The Trump campaign did not respond to a request for comment on the findings.
Other polls also have found a drop in support for the border wall. Rand Corp.’s Presidential Election Panel Survey found that 48 percent of those surveyed in December and January supported a border wall; the same people were asked again in July and August, and support had dipped to 38 percent.
The Pew survey finds that support for building a border wall remains high among Trump supporters, at 79 percent.
The survey findings come as Trump this week shifted his tone on immigration, asserting that he may be open to “softening” laws to benefit the estimated 11 million undocumented people in the United States. Trump also said this week he would enforce current law and follow the policies of President Obama, though “perhaps with a lot more energy.”
Trump’s characterizations of undocumented immigrants were also soundly rejected in the poll.
“When Mexico sends its people, they’re not sending their best,” Trump said at his campaign kickoff speech in June 2015.
“They’re bringing drugs. They’re bringing crime. They’re rapists. And some, I assume, are good people. But I speak to border guards, and they tell us what we’re getting,” Trump said.
Pew’s poll shows that a large majority of those surveyed — 76 percent — think that undocumented immigrants are as hardworking and honest as U.S. citizens. Sixty-five percent of Republicans surveyed said they believe this, along with 86 percent of Hispanics.
Among Trump supporters, 1 in 3 said undocumented immigrants in the United States are not as honest and hardworking as U.S. citizens.
Overall, 71 percent of those queried — and more than 6 in 10 Republicans surveyed — said undocumented immigrants mostly fill jobs that U.S. citizens do not want.
Among those who said they strongly favor Trump, 41 percent said they think undocumented immigrants mostly fill jobs that U.S. citizens would want.
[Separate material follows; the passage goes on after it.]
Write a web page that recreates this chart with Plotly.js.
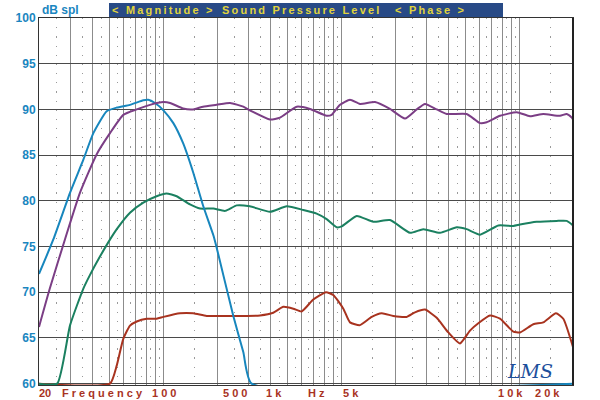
<!DOCTYPE html>
<html>
<head>
<meta charset="utf-8">
<script src="https://cdn.plot.ly/plotly-3.0.1.min.js"></script>
<style>
    html, body { margin: 0; padding: 0; background: #fff; }
    #chart { width: 600px; height: 400px; }
</style>
</head>
<body>
<div id="chart"></div>
<script>
// ============================================================================
// Data (Hz / dB SPL)
// ============================================================================

const freqPurple = [20, 23, 28, 34, 42.2, 50.1, 59.5, 70.8, 84.1, 100, 109, 129, 147, 167, 199, 237, 281, 306,
    397, 452, 561, 666, 826, 881, 982, 1117, 1272, 1545, 1874, 2276, 2648, 2948, 3430, 3903, 5054,
    6008, 6548, 7780, 9660, 11460, 13620, 16900, 18440, 19680, 20000];
const splPurple = [66.2, 70.4, 75.8, 80.9, 85.1, 87.4, 89.4, 90.0, 90.5, 90.8, 90.7, 90.1, 90.0, 90.3, 90.5, 90.7, 90.3, 89.9,
    88.9, 89.1, 90.3, 90.05, 89.3, 89.4, 90.5, 91.06, 90.6, 90.8, 90.05, 89.0, 90.0, 90.6, 90.0, 89.5, 89.5,
    88.5, 88.6, 89.3, 89.7, 89.25, 89.5, 89.3, 89.5, 89.1, 88.9];

const freqBlue = [20, 24.1, 29.9, 35.5, 40.4, 48, 54.7, 64.9, 77.1, 82.2, 89.7, 100, 113.7, 129, 147, 167.5, 191,
    199, 247, 281, 313, 20000];
const splBlue = [72.0, 75.8, 80.9, 84.5, 87.4, 89.8, 90.2, 90.5, 91.0, 91.06, 90.7, 89.9, 88.5, 86.3, 83.1, 79.4, 76.2,
    74.9, 67.4, 63.45, 60, 60];

const freqGreen = [20, 25.3, 29.9, 35.5, 38.7, 44, 48.8, 54.7, 64.9, 77.1, 91.6, 104, 118.7, 141, 160.5, 190.7, 222,
    258, 306, 397, 493, 611, 726, 826, 941, 1004, 1219, 1510, 1874, 2428, 2884, 3580, 4444, 5054, 6008,
    7610, 9238, 10075, 12500, 16180, 18440, 20000];
const splGreen = [60, 60, 66.4, 70.4, 71.9, 73.9, 75.4, 76.9, 78.7, 79.8, 80.5, 80.8, 80.5, 79.6, 79.15, 79.15, 78.9,
    79.5, 79.4, 78.8, 79.4, 79.0, 78.6, 78.0, 77.1, 77.2, 78.35, 77.7, 77.9, 76.5, 76.9, 76.5, 77.1, 76.9, 76.3,
    77.3, 77.25, 77.4, 77.7, 77.8, 77.8, 77.3];

const freqRed = [20, 50.1, 54.7, 59.5, 64.9, 70.8, 80.5, 91.6, 100, 123.9, 147, 175, 227, 294, 349, 414, 472, 537,
    598, 695, 819, 900, 1025, 1117, 1272, 1480, 1684, 1956, 2326, 2590, 2948, 3430, 3986, 4634, 5276,
    5876, 6836, 7780, 9238, 10075, 11970, 13620, 16050, 17640, 20000];
const splRed = [60, 60, 62.0, 64.9, 66.35, 66.8, 67.1, 67.1, 67.3, 67.7, 67.7, 67.4, 67.4, 67.4, 67.45, 67.75, 68.4, 68.2,
    67.9, 69.2, 70.0, 69.7, 68.2, 66.7, 66.4, 67.3, 67.7, 67.4, 67.3, 67.8, 68.1, 67.2, 65.6, 64.4, 65.8,
    66.6, 67.45, 67.1, 65.7, 65.6, 66.5, 66.7, 67.7, 67.1, 64.0];

const majorFreqs = [20, 30, 40, 50, 60, 70, 80, 90, 100, 200, 300, 400, 500, 600, 700, 800, 900,
    1000, 2000, 3000, 4000, 5000, 6000, 7000, 8000, 9000, 10000, 20000];
const minorFreqs = [25, 35, 45, 55, 65, 75, 85, 95, 150, 250, 350, 450, 550, 650, 750, 850, 950,
    1500, 2500, 3500, 4500, 5500, 6500, 7500, 8500, 9500, 15000];
const yTicks = [60, 65, 70, 75, 80, 85, 90, 95, 100];
const freqLabels = ['20', 'F r e q u e n c y', '1 0 0', '5 0 0', '1 k', 'H z', '5 k', '1 0 k', '2 0 k'];
const headerWords = ['< Magnitude >', 'Sound Pressure Level', '< Phase >'];

// ============================================================================
// Chart
// ============================================================================

const PLOT = { left: 39, right: 573, top: 18, bottom: 385 };
const plotW = PLOT.right - PLOT.left;
const plotH = PLOT.bottom - PLOT.top;
const px2x = px => (px - PLOT.left) / plotW;
const px2y = py => (PLOT.bottom - py) / plotH;

// letter-spaced text: thin spaces between letters, wider gaps between words
const THIN = '\u2009';
const spaced = s => s.split(' ').map(w => w.split('').join(THIN)).join(THIN + ' ' + THIN);

function curve(x, y, color) {
    return {
        type: 'scatter',
        mode: 'lines',
        x: x,
        y: y,
        line: { color: color, width: 2, shape: 'spline', smoothing: 0.5 },
        hoverinfo: 'skip',
        showlegend: false
    };
}

const traces = [
    curve(freqRed, splRed, '#a8331f'),
    curve(freqGreen, splGreen, '#1b8060'),
    curve(freqBlue, splBlue, '#1786bd'),
    curve(freqPurple, splPurple, '#7b3e85')
];

// bottom labels sit where the original software put them, not on the ticks
const labelCenters = [45, 102.5, 164, 234.7, 274, 316, 351, 510, 547.5];
const annotations = freqLabels.map((t, i) => ({
    text: t, xref: 'paper', yref: 'paper',
    x: px2x(labelCenters[i]), y: px2y(393),
    xanchor: 'center', yanchor: 'middle', showarrow: false,
    font: { family: 'Liberation Sans, Arial', size: 11, weight: 'bold', color: '#a8331f' }
}));

annotations.push({
    text: 'dB spl', xref: 'paper', yref: 'paper',
    x: px2x(40), y: px2y(10), xanchor: 'left', yanchor: 'middle', showarrow: false,
    font: { family: 'Liberation Sans, Arial', size: 12, weight: 'bold', color: '#1a86c0' }
});

// header words, left edges as in the reference
const headerLeft = [110, 220, 393];
headerWords.forEach((w, i) => annotations.push({
    text: spaced(w), xref: 'paper', yref: 'paper',
    x: px2x(headerLeft[i]), y: px2y(10.5), xanchor: 'left', yanchor: 'middle', showarrow: false,
    font: { family: 'Liberation Sans, Arial', size: 11, weight: 'bold', color: '#e0d43c' }
}));

annotations.push({
    text: 'LMS', xref: 'paper', yref: 'paper',
    x: px2x(530), y: px2y(371), xanchor: 'center', yanchor: 'middle', showarrow: false,
    font: { family: 'DejaVu Serif', size: 19, style: 'italic', color: '#1c4f9c' }
});

const layout = {
    width: 600,
    height: 400,
    paper_bgcolor: '#fff',
    plot_bgcolor: '#fff',
    margin: { l: PLOT.left, r: 600 - PLOT.right, t: PLOT.top, b: 400 - PLOT.bottom },
    showlegend: false,
    xaxis: {
        type: 'log',
        range: [Math.log10(20), Math.log10(20000)],
        tickmode: 'array',
        tickvals: majorFreqs,
        showticklabels: false,
        ticks: '',
        showgrid: true,
        gridcolor: '#8c8c8c',
        gridwidth: 1,
        minor: {
            tickmode: 'array',
            tickvals: minorFreqs,
            showgrid: true,
            gridcolor: '#9a9a9a',
            gridwidth: 1.2,
            griddash: '1.2px,7.975px',
            ticks: ''
        },
        showline: true,
        linecolor: '#333',
        linewidth: 1,
        mirror: true,
        zeroline: false,
        layer: 'below traces',
        fixedrange: true
    },
    yaxis: {
        // a hair below 60 so the curves lying on the floor stay visible
        range: [59.85, 100],
        tickmode: 'array',
        tickvals: yTicks,
        ticks: '',
        showgrid: true,
        gridcolor: '#4a4a4a',
        gridwidth: 1,
        showline: true,
        linecolor: '#333',
        linewidth: 1,
        mirror: true,
        zeroline: false,
        layer: 'below traces',
        tickfont: { family: 'Liberation Sans, Arial', size: 12, weight: 'bold', color: '#1a86c0' },
        fixedrange: true
    },
    shapes: [
        {
            type: 'rect', xref: 'paper', yref: 'paper',
            x0: px2x(109), x1: px2x(503), y0: px2y(17), y1: px2y(3),
            fillcolor: '#284a86', line: { width: 0 }, layer: 'below'
        },
        {
            type: 'line', xref: 'paper', yref: 'paper',
            x0: 1, x1: 1, y0: 0, y1: 1,
            line: { color: '#222', width: 2 }
        }
    ],
    annotations: annotations
};

Plotly.newPlot('chart', traces, layout, { displayModeBar: false, staticPlot: true });
</script>
</body>
</html>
These numbers aren’t entirely surprising, of course. Previous polling has shown that most Americans favor giving people who are in the country illegally a path to legalization and eventual citizenship rather than deportation and that, while there is general support for the idea of securing the border, most Americans do not support the idea of a permanent border wall between the United States and Mexico and tend to favor making it easier for people come to the United States legally, either to work on a temporary basis or on a more permanent basis. The one exception to this finding, of course, has been among Republicans where there has always been strong opposition to the idea of anything resembling “amnesty” and even stronger support for what usually end up being mindless and symbolic commitments to “border security.” This, of course, is the group from which Trump has drawn his primary support, and it’s also the group that was responsible for the backlash against President George W. Bush when he attempted to negotiate a comprehensive immigration reform package early in his second term and against Florida Senator Marco Rubio and the other members of the so-called “Gang of Eight” when they worked together to put together a bipartisan reform package that would have actually secured the border and forced the people here illegally to take concrete steps such as pay back taxes and fines in order to obtain legal status and mandated that they would go to the back of the line when it comes to applying for citizenship.
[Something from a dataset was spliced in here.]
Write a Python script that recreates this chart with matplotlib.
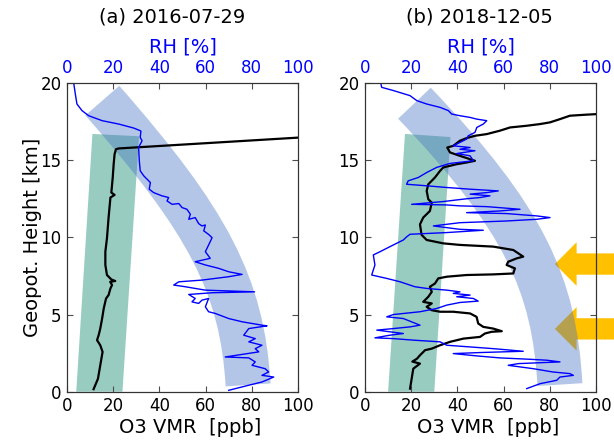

Donald Trump’s problem, of course, is that outside the Republican Party the ideas he is campaigning on when it comes to immigration are not very popular outside the GOP. This, most likely is why we’re seeing his campaign go through a rather public debate over what position to take on immigration reform, with Trump changing course on his position regarding what would happen to the people here illegally under his plan, and then changing course again when he faced resistance from the base of supporters that he’s brought to his side. The campaign is still due to come out with some kind of immigration plan soon, possibly as early as next week, but given the fact that Trump has been associated with a hard-line position for the better part of a year, and that it seems to be the one part of his platform that is most popular among his supporters, it’s going to be next to impossible for him to truly moderate his position. As this poll shows, though, those positions are exceedingly unpopular with the American public as a whole. Given that, even if Trump tries to modify his position in the coming weeks it’s unlikely to change the overall impression he has created in the minds of voters.